Personally, for a project like the stats, I'd prefer to have a bit more control over the system... Pair is nice, but they severely limit what I can do... I'm only here for the uptime...

Quote:
 Originally Posted by Prime95 Has xyzzy expressed interest in coordinating a planning document?
I have absolutely no experience with doing that, but that never stopped me before...

I would suggest that if there is someone more qualified than me then they should do this... But I am willing to do whatever you all want me to... (I suppose I might have to find out what a "planning document" is!) :)

Quote:
 Originally Posted by Prime95 Seriously, this discussion has been useful. I had not considered designing in proxies. I'm not sure how that would work or be implemented. It is true that one server can handle the current load and small outages are a nuisance. But wouldn't proxies serve as insurance against catastrophic failure? A serious hardware failure could take a few days to repair.
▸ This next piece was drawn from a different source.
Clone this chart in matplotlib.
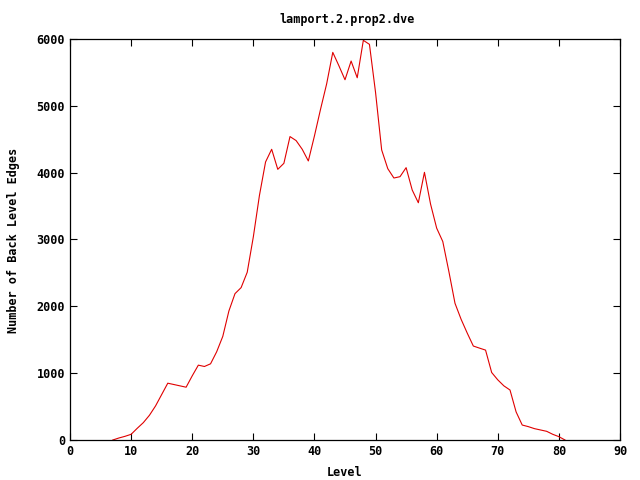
import matplotlib
matplotlib.use("Agg")
import matplotlib.pyplot as plt

# level -> number of back level edges
levels = list(range(7, 82))
edges = [
    0, 30, 55, 85, 175, 260, 370, 510, 680, 850,          # 7-16
    830, 810, 790, 960, 1120, 1100, 1140, 1320, 1550, 1930,  # 17-26
    2190, 2280, 2510, 3040, 3660, 4160, 4350, 4050, 4140, 4540,  # 27-36
    4480, 4350, 4175, 4550, 4950, 5330, 5800, 5600, 5390, 5670,  # 37-46
    5420, 5980, 5920, 5200, 4340, 4060, 3920, 3940, 4075, 3740,  # 47-56
    3550, 4005, 3530, 3170, 2970, 2520, 2045, 1806, 1600, 1406,  # 57-66
    1375, 1345, 1010, 900, 810, 748, 420, 224, 200, 170,         # 67-76
    150, 130, 85, 50, 0,                                         # 77-81
]

x_ticks = list(range(0, 91, 10))
y_ticks = list(range(0, 6001, 1000))

title = "lamport.2.prop2.dve"
x_label = "Level"
y_label = "Number of Back Level Edges"

plt.rcParams['font.family'] = ['DejaVu Sans Mono']
plt.rcParams['font.weight'] = 'bold'
plt.rcParams['font.size'] = 8.5

fig = plt.figure(figsize=(6.4, 4.8), dpi=100)
ax = fig.add_axes([70 / 640, 40 / 480, 550 / 640, 401 / 480])

ax.plot(levels, edges, color='#e00000', linewidth=0.8)

ax.set_xlim(0, 90)
ax.set_ylim(0, 6000)
ax.set_xticks(x_ticks)
ax.set_yticks(y_ticks)
ax.tick_params(direction='in', length=5, width=0.8, top=True, right=True,
               labelsize=8.5)
for lbl in ax.get_xticklabels() + ax.get_yticklabels():
    lbl.set_fontweight('bold')
for sp in ax.spines.values():
    sp.set_linewidth(0.9)

fig.text(347 / 640, 1 - 20 / 480, title, ha='center', va='center',
         fontweight='bold', fontsize=8.5)
fig.text(345 / 640, 1 - 473 / 480, x_label, ha='center', va='center',
         fontweight='bold', fontsize=8.5)
fig.text(14 / 640, 1 - 240 / 480, y_label, ha='center', va='center',
         rotation=90, fontweight='bold', fontsize=8.5)

fig.savefig("out.png", dpi=100)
A hurricane could knock out power for a week.
If that is a real concern, I'd suggest getting a dedicated server from somewhere like rackspace.com; given that they advertise 99.999% reliability (and have, at least in the past, provided it), I think getting a server from them would mean that hardware issues are practically solved. (Of course, it would be more expensive on a monthly basis; on the other hand, it wouldn't require the initial purchase of a server.)
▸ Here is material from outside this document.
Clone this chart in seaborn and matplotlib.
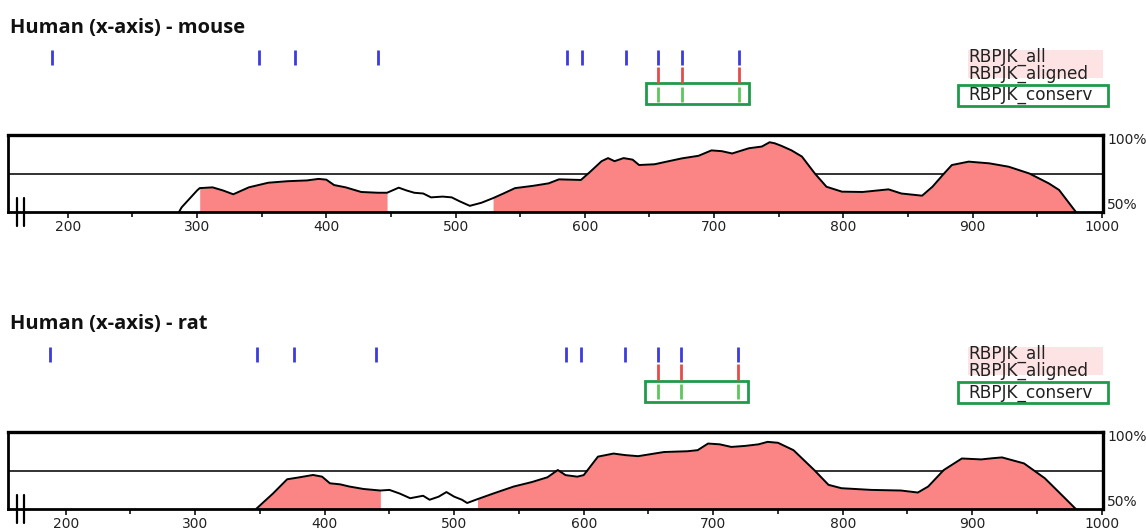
import numpy as np
import pandas as pd
import matplotlib
matplotlib.use("Agg")
import matplotlib.pyplot as plt
import seaborn as sns
from matplotlib.patches import Rectangle
from matplotlib.lines import Line2D

sns.set_style("white")
plt.rcParams['font.family'] = ['DejaVu Sans']

# ---------------- data ----------------
titles = ["Human (x-axis) - mouse", "Human (x-axis) - rat"]
site_all = [188, 348, 376, 440, 586, 598, 632, 657, 675, 719]
site_aligned = [657, 675, 719]
site_conserv = [657, 675, 719]
legend_labels = ["RBPJK_all", "RBPJK_aligned", "RBPJK_conserv"]
x_ticks = [200, 300, 400, 500, 600, 700, 800, 900, 1000]
y_labels = ["100%", "50%"]

mouse_pos = [286, 288, 300, 302, 312, 320, 328, 340, 355, 370, 385, 394, 400, 406, 415,
             427, 440, 447, 456, 462, 468, 475, 481, 490, 497, 503, 511, 520, 529, 537,
             546, 560, 572, 580, 597, 604, 613, 618, 623, 630, 637, 642, 654, 665, 675,
             688, 698, 706, 714, 727, 737, 743, 747, 752, 760, 768, 778, 787, 799, 815,
             835, 845, 861, 869, 878, 884, 897, 913, 928, 944, 959, 967, 980]
mouse_ident = [50, 53, 64, 65.5, 66, 64, 61.5, 66, 69, 70, 70.5, 71.5, 71, 67.5, 66,
               63, 62.5, 62.5, 65.8, 64, 62.5, 62, 59.5, 60, 59.5, 57, 54, 56, 59, 62,
               65.5, 67, 68.6, 71.2, 70.8, 76, 83, 85, 83, 85, 84, 80.5, 81, 83, 84.8,
               86.5, 90, 89.5, 88, 91.4, 92.5, 95.3, 94.6, 93, 90, 86, 75, 66.4, 63.2, 63,
               64.7, 62, 60.6, 66.4, 75, 80.5, 82.7, 81.6, 79.4, 75, 68.6, 64.3, 50]
mouse_ecr = [(302, 447), (529, 980)]

rat_pos = [347, 360, 371, 380, 391, 398, 404, 412, 419, 430, 443, 450, 458, 466, 476,
           481, 488, 494, 500, 506, 510, 518, 530, 546, 560, 572, 580, 586, 595, 600,
           611, 623, 632, 642, 662, 680, 688, 696, 705, 714, 725, 735, 742, 750, 762,
           778, 789, 799, 822, 845, 858, 866, 878, 892, 907, 916, 923, 940, 956, 969, 980]
rat_ident = [50, 60, 69.3, 70.5, 72.1, 71, 66.7, 66, 64.6, 63, 62, 62.4, 60, 57, 58.6,
             56, 58, 61, 58, 56, 53.9, 56.4, 60, 64.6, 67.5, 70.6, 75.3, 72, 71, 72,
             84, 86, 85, 84.3, 87, 87.5, 88.2, 92.5, 92, 90.3, 91, 92, 93.6, 93, 88.2,
             75.3, 65.7, 63.5, 62.4, 62, 60.7, 64.6, 75.3, 82.8, 82.2, 83, 83.5, 79.6, 70, 59.2, 50]
rat_ecr = [(347, 443), (518, 980)]

panels = [
    dict(title=titles[0], pos=mouse_pos, ident=mouse_ident, ecr=mouse_ecr, dy=0, xlim=(153.9, 1001.2)),
    dict(title=titles[1], pos=rat_pos, ident=rat_ident, ecr=rat_ecr, dy=297, xlim=(155.7, 1001.2)),
]

# ---------------- layout ----------------
W, H = 1146, 531
fig = plt.figure(figsize=(W / 100, H / 100), dpi=100)
fig.patch.set_facecolor("white")


def fx(px):
    return px / W


def fy(py):
    return 1 - py / H


BLUE = "#3b3be0"
RED = "#e44c4c"
GREEN_TICK = "#5cc85c"
GREEN_BOX = "#1f9a4a"
FILL = "#fa8584"
PINK_BG = "#fde3e3"

for p in panels:
    dy = p["dy"]
    # title
    fig.text(fx(10), fy(32.5 + dy), p["title"], fontsize=14.5, fontweight="bold",
             family=["Open Sans", "DejaVu Sans"], ha="left", va="baseline", color="#111111")

    # site marks axes
    m_top, m_bot = 45 + dy, 110 + dy
    axm = fig.add_axes([fx(8.3), fy(m_bot), fx(1095), (m_bot - m_top) / H])
    axm.set_xlim(*p["xlim"])
    axm.set_ylim(m_bot, m_top)
    axm.set_axis_off()
    axm.vlines(site_all, 50 + dy, 65 + dy, colors=BLUE, lw=2)
    axm.vlines(site_aligned, 67 + dy, 83 + dy, colors=RED, lw=2)
    axm.vlines(site_conserv, 87 + dy, 102 + dy, colors=GREEN_TICK, lw=2)
    bx0, bx1 = min(site_conserv) - 10, max(site_conserv) + 8
    axm.add_patch(Rectangle((bx0, 83.5 + dy), bx1 - bx0, 21, fill=False,
                            edgecolor=GREEN_BOX, lw=2))

    # legend texts
    fig.add_artist(Rectangle((fx(968), fy(78 + dy)), fx(1103 - 968), 28 / H,
                             transform=fig.transFigure, facecolor=PINK_BG, edgecolor="none"))
    fig.add_artist(Rectangle((fx(958), fy(106 + dy)), fx(1108 - 958), 21 / H,
                             transform=fig.transFigure, fill=False, edgecolor=GREEN_BOX, lw=2))
    for lab, yc in zip(legend_labels, [57, 74, 95.5]):
        fig.text(fx(968), fy(yc + dy), lab, fontsize=12.2, ha="left", va="center",
                 color="#222222")

    # identity plot
    b_top, b_bot = 135 + dy, 212 + dy
    ax = fig.add_axes([fx(8.3), fy(b_bot), fx(1095), (b_bot - b_top) / H])
    ax.set_xlim(*p["xlim"])
    ax.set_ylim(50, 100)
    pos = np.array(p["pos"], dtype=float)
    ident = np.array(p["ident"], dtype=float)
    ax.axhline(75, color="#222222", lw=1.3, zorder=1)
    for a, b in p["ecr"]:
        ax.fill_between(pos, 50, ident, where=(pos >= a) & (pos <= b),
                        color=FILL, lw=0, zorder=2)
    df = pd.DataFrame({"pos": pos, "ident": ident})
    sns.lineplot(data=df, x="pos", y="ident", ax=ax, color="black", lw=1.4,
                 estimator=None, sort=False, zorder=3)
    ax.set_xlabel("")
    ax.set_ylabel("")
    ax.set_yticks([])
    ax.set_xticks(x_ticks)
    ax.set_xticklabels([str(t) for t in x_ticks])
    ax.set_xticks(np.arange(250, 1000, 100), minor=True)
    ax.tick_params(axis="x", which="major", direction="out", length=4, width=1.3,
                   labelsize=10, pad=1.5, colors="#222222", bottom=True)
    ax.tick_params(axis="x", which="minor", direction="out", length=3.5, width=1.3,
                   bottom=True, colors="#222222")
    for s in ax.spines.values():
        s.set_visible(True)
        s.set_color("black")
        s.set_linewidth(2.0)
    ax.spines["top"].set_linewidth(2.4)
    ax.spines["right"].set_linewidth(2.4)

    # right % labels
    fig.text(fx(1107), fy(133 + dy), y_labels[0], fontsize=10, ha="left", va="top",
             color="#222222")
    fig.text(fx(1107), fy(205 + dy), y_labels[1], fontsize=10, ha="left", va="center",
             color="#222222")

    # axis break marks
    for bx in (17.3, 24):
        fig.add_artist(Line2D([fx(bx), fx(bx)], [fy(198 + dy), fy(226 + dy)],
                              transform=fig.transFigure, color="black", lw=1.6))

fig.savefig("out.png", dpi=100, facecolor="white")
But I don't really think it is a real concern. I always kept a couple weeks of work queued up; as long as any downtime doesn't exceed the duration for which people have their machines queuing work, there should be no damage (apart from perhaps scaring people with error messages).

 2002-10-05, 13:02 #43 Prime Monster     Aug 2002 22·5·13 Posts Xyzzy, If you need any help :D I will be willing to help. This is the easy phase, just document what people come up with of ideas and requirements. It might be a good idea to post something to the mailing list about this as well. Next phase is to turn all the ideas and requirements into a design - specification document and that is somewhat harder. Not difficult, but you have to be very cynical here, because what you are producing should be possible to implement. As for the web-server itself; with the current load it can run nearly anywhere. It is the database server that is the difficult part. It will need to be a high-performance server and as far as I know most service companies charge a large amount of dosh for those (if they provide them at all). As Lumly pointed out; If the server starts to provide better stats, then the load will go up quite a lot. But again those stats will, to a large extent, be provided by the database server. Alf
 2002-10-05, 18:25 #44 trif     Aug 2002 2×101 Posts If that is a real concern, I'd suggest getting a dedicated server from somewhere like rackspace.com; given that they advertise 99.999% reliability (and have, at least in the past, provided it), I think getting a server from them would mean that hardware issues are practically solved. (Of course, it would be more expensive on a monthly basis; on the other hand, it wouldn't require the initial purchase of a server.) [/quote] I cannot recommend Rackspace. They harbor spammers who pay a hefty premium, and as such a considerable amount of their IP space is in SPEWS (a public list of spam sources which many sites, including some US government sites, use to block spam with), and their entire IP space in many private blocking lists. GIMPS does need to send out mail now and then, even if the mailing list isn't moved to the new hosting (and I don't see why not). A site that can't deliver a large portion of that mail is much less valuable. This is one of the reasons why I recommended pair.com, as they are similarly reliable, and don't take pink contracts from spammers, so their IP's are not blocked. However, I've looked more closely at Pair's dedicated servers, and they don't allow multiple clients to share one dedicated server, and they don't allow "resale" out of their dedicated servers. But I still think this would be the way to go, we just need to find a reliable, nonspamfriendly provider.